* DATA PROVIDED:
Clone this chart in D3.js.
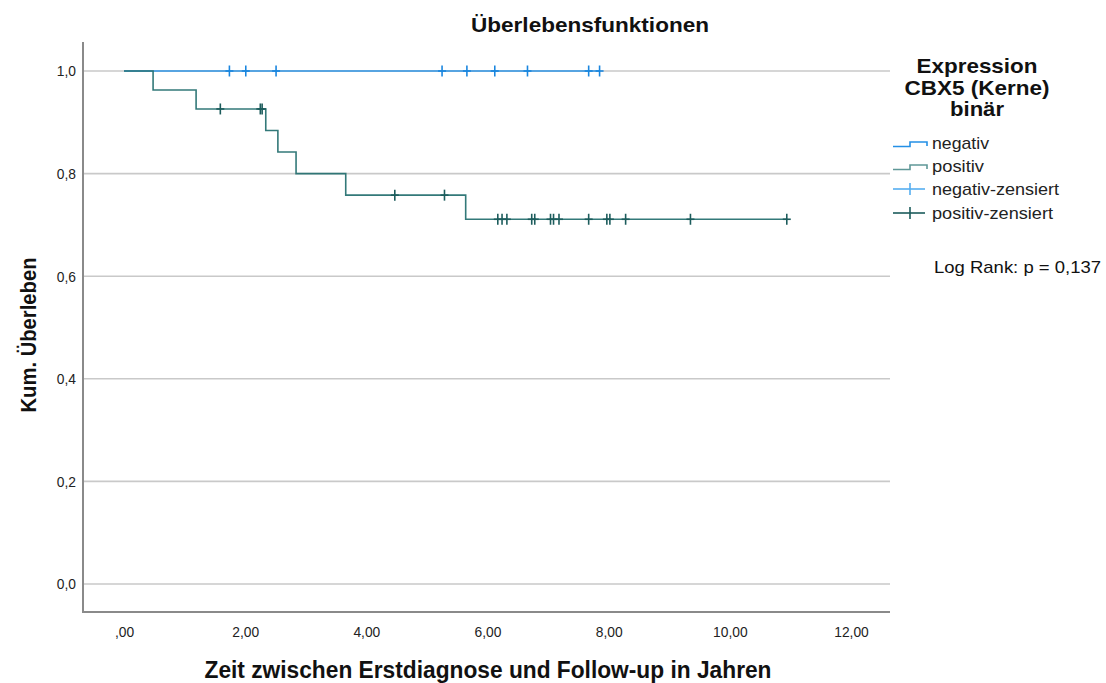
<!DOCTYPE html>
<html>
<head>
<meta charset="utf-8">
<script src="https://cdn.jsdelivr.net/npm/d3@7"></script>
<style>
  html, body { margin: 0; padding: 0; background: #fff; }
  svg { display: block; font-family: "Liberation Sans", Arial, sans-serif; }
</style>
</head>
<body>
<svg id="chart" width="1106" height="683"></svg>
<script>
// Kaplan-Meier data: Expression CBX5 (Kerne) binär
const groups = ["negativ", "positiv"];
const legendLabels = ["negativ", "positiv", "negativ-zensiert", "positiv-zensiert"];

// negativ: no events, only censored cases
const negStepTimes = [0];
const negStepSurv = [1.0];
const negEnd = 7.85;
const negCensored = [1.74, 2.01, 2.51, 5.25, 5.66, 6.12, 6.66, 7.67, 7.85];

// positiv: event times and survival after each step
const posStepTimes = [0, 0.48, 1.19, 2.34, 2.54, 2.84, 3.66, 5.64];
const posStepSurv = [1.0, 0.963, 0.926, 0.884, 0.842, 0.800, 0.758, 0.711];
const posEnd = 10.94;
const posCensored = [1.59, 2.25, 2.28, 4.47, 5.29, 6.17, 6.24, 6.32, 6.73, 6.78,
                     7.04, 7.09, 7.18, 7.67, 7.97, 8.02, 8.28, 9.35, 10.94];

const xTicks = [0, 2, 4, 6, 8, 10, 12];
const yTicks = [0, 0.2, 0.4, 0.6, 0.8, 1.0];
const logRankText = "Log Rank: p = 0,137";

const svg = d3.select("#chart");

const plot = { left: 83, right: 890, top: 42, bottom: 612 };
const x = d3.scaleLinear().domain([0, 12]).range([124, 851]);
const y = d3.scaleLinear().domain([0, 1]).range([584, 71]);

const colors = {
  negLine: "#2490e6", negMark: "#1a86df",
  posLine: "#287272", posMark: "#1c5c5c",
  posLegend: "#5f9898"
};

// squeeze text horizontally so glyphs are taller but keep a given width ratio
function condense(sel, ratio) {
  sel.each(function () {
    const w = this.getComputedTextLength();
    d3.select(this).attr("textLength", w * ratio).attr("lengthAdjust", "spacingAndGlyphs");
  });
}

// gridlines
svg.append("g").selectAll("line").data(yTicks).join("line")
  .attr("x1", plot.left).attr("x2", plot.right)
  .attr("y1", d => y(d)).attr("y2", d => y(d))
  .attr("stroke", "#c9c9c9").attr("stroke-width", 1.6);

// axis labels via d3 axes
const deComma = s => s.replace(".", ",");
const yAxis = d3.axisLeft(y).tickValues(yTicks).tickSize(0).tickPadding(6)
  .tickFormat(d => deComma(d3.format(".1f")(d)));
const gy = svg.append("g").attr("transform", `translate(${plot.left - 1},0)`).call(yAxis);
gy.select(".domain").remove();
gy.selectAll("text").attr("font-size", 15).attr("fill", "#222")
  .attr("font-family", "Liberation Sans, Arial, sans-serif").call(condense, 0.92);

const xAxis = d3.axisBottom(x).tickValues(xTicks).tickSize(0).tickPadding(14)
  .tickFormat(d => deComma(d3.format(".2f")(d)).replace(/^0,/, ","));
const gx = svg.append("g").attr("transform", `translate(0,${plot.bottom})`).call(xAxis);
gx.select(".domain").remove();
gx.selectAll("text").attr("font-size", 15).attr("fill", "#222")
  .attr("font-family", "Liberation Sans, Arial, sans-serif").call(condense, 0.92);

// axis frame lines
svg.append("line").attr("x1", plot.left).attr("x2", plot.left)
  .attr("y1", plot.top).attr("y2", plot.bottom)
  .attr("stroke", "#8a8a8a").attr("stroke-width", 2);
svg.append("line").attr("x1", plot.left - 1).attr("x2", plot.right)
  .attr("y1", plot.bottom).attr("y2", plot.bottom)
  .attr("stroke", "#8a8a8a").attr("stroke-width", 2);

// step curve builder
function stepPoints(times, surv, end) {
  const pts = times.map((t, i) => [t, surv[i]]);
  pts.push([end, surv[surv.length - 1]]);
  return pts;
}
function survAt(times, surv, t) {
  let s = surv[0];
  times.forEach((tt, i) => { if (tt <= t) s = surv[i]; });
  return s;
}
const stepLine = d3.line().x(d => x(d[0])).y(d => y(d[1])).curve(d3.curveStepAfter);

function drawGroup(times, surv, end, censored, lineColor, markColor) {
  const g = svg.append("g");
  g.append("path").datum(stepPoints(times, surv, end))
    .attr("d", stepLine).attr("fill", "none")
    .attr("stroke", lineColor).attr("stroke-width", 1.6).attr("opacity", 0.95);
  const marks = g.selectAll("g.cens").data(censored).join("g")
    .attr("transform", d => `translate(${x(d)},${y(survAt(times, surv, d))})`);
  marks.append("line").attr("x1", 0).attr("x2", 0).attr("y1", -5.5).attr("y2", 5.5)
    .attr("stroke", markColor).attr("stroke-width", 1.6);
  marks.append("line").attr("x1", -4).attr("x2", 4).attr("y1", 0).attr("y2", 0)
    .attr("stroke", markColor).attr("stroke-width", 1.6);
}
drawGroup(negStepTimes, negStepSurv, negEnd, negCensored, colors.negLine, colors.negMark);
drawGroup(posStepTimes, posStepSurv, posEnd, posCensored, colors.posLine, colors.posMark);

// titles
svg.append("text").attr("x", 590).attr("y", 32).attr("text-anchor", "middle")
  .attr("font-size", 21).attr("font-weight", "bold").attr("fill", "#111")
  .attr("textLength", 238).attr("lengthAdjust", "spacingAndGlyphs")
  .text("Überlebensfunktionen");

svg.append("text").attr("x", 488).attr("y", 678).attr("text-anchor", "middle")
  .attr("font-size", 23).attr("font-weight", "bold").attr("fill", "#111")
  .attr("textLength", 567).attr("lengthAdjust", "spacingAndGlyphs")
  .text("Zeit zwischen Erstdiagnose und Follow-up in Jahren");

svg.append("text").attr("transform", "translate(36,335) rotate(-90)")
  .attr("text-anchor", "middle")
  .attr("font-size", 22).attr("font-weight", "bold").attr("fill", "#111")
  .attr("textLength", 155).attr("lengthAdjust", "spacingAndGlyphs")
  .text("Kum. Überleben");

// legend title
const legTitle = [["Expression", 73, 121], ["CBX5 (Kerne)", 95, 145], ["binär", 116, 54]];
svg.append("g").selectAll("text").data(legTitle).join("text")
  .attr("x", 977).attr("y", d => d[1]).attr("text-anchor", "middle")
  .attr("font-size", 21).attr("font-weight", "bold").attr("fill", "#111")
  .attr("textLength", d => d[2]).attr("lengthAdjust", "spacingAndGlyphs")
  .text(d => d[0]);

// legend entries
const legY = [143, 166, 189, 213];
const legWidths = [57, 52, 127, 121];
const leg = svg.append("g");
legendLabels.forEach((lab, i) => {
  const cy = legY[i];
  if (i < 2) {
    const c = i === 0 ? colors.negLine : colors.posLegend;
    leg.append("path")
      .attr("d", `M893,${cy + 3.5}H910V${cy - 1}H927V${cy + 3}`)
      .attr("fill", "none").attr("stroke", c).attr("stroke-width", 1.6);
  } else {
    const c = i === 2 ? "#55aef0" : colors.posMark;
    leg.append("line").attr("x1", 893).attr("x2", 925).attr("y1", cy).attr("y2", cy)
      .attr("stroke", c).attr("stroke-width", 1.6);
    leg.append("line").attr("x1", 910).attr("x2", 910).attr("y1", cy - 6).attr("y2", cy + 6)
      .attr("stroke", c).attr("stroke-width", 1.6);
  }
  leg.append("text").attr("x", 932).attr("y", cy + 6)
    .attr("font-size", 17).attr("fill", "#222")
    .attr("textLength", legWidths[i]).attr("lengthAdjust", "spacingAndGlyphs")
    .text(lab);
});

svg.append("text").attr("x", 934).attr("y", 273)
  .attr("font-size", 17).attr("fill", "#111")
  .attr("textLength", 167).attr("lengthAdjust", "spacingAndGlyphs")
  .text(logRankText);
</script>
</body>
</html>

* YOUR GOAL: Reproduce the material above from its first line through the line containing "6.66, 7.67, 7.85];", both ends included, and skip every picture.

* EXERCISE RESPONSE:
Clone this chart in D3.js.
<!DOCTYPE html>
<html>
<head>
<meta charset="utf-8">
<script src="https://cdn.jsdelivr.net/npm/d3@7"></script>
<style>
  html, body { margin: 0; padding: 0; background: #fff; }
  svg { display: block; font-family: "Liberation Sans", Arial, sans-serif; }
</style>
</head>
<body>
<svg id="chart" width="1106" height="683"></svg>
<script>
// Kaplan-Meier data: Expression CBX5 (Kerne) binär
const groups = ["negativ", "positiv"];
const legendLabels = ["negativ", "positiv", "negativ-zensiert", "positiv-zensiert"];

// negativ: no events, only censored cases
const negStepTimes = [0];
const negStepSurv = [1.0];
const negEnd = 7.85;
const negCensored = [1.74, 2.01, 2.51, 5.25, 5.66, 6.12, 6.66, 7.67, 7.85];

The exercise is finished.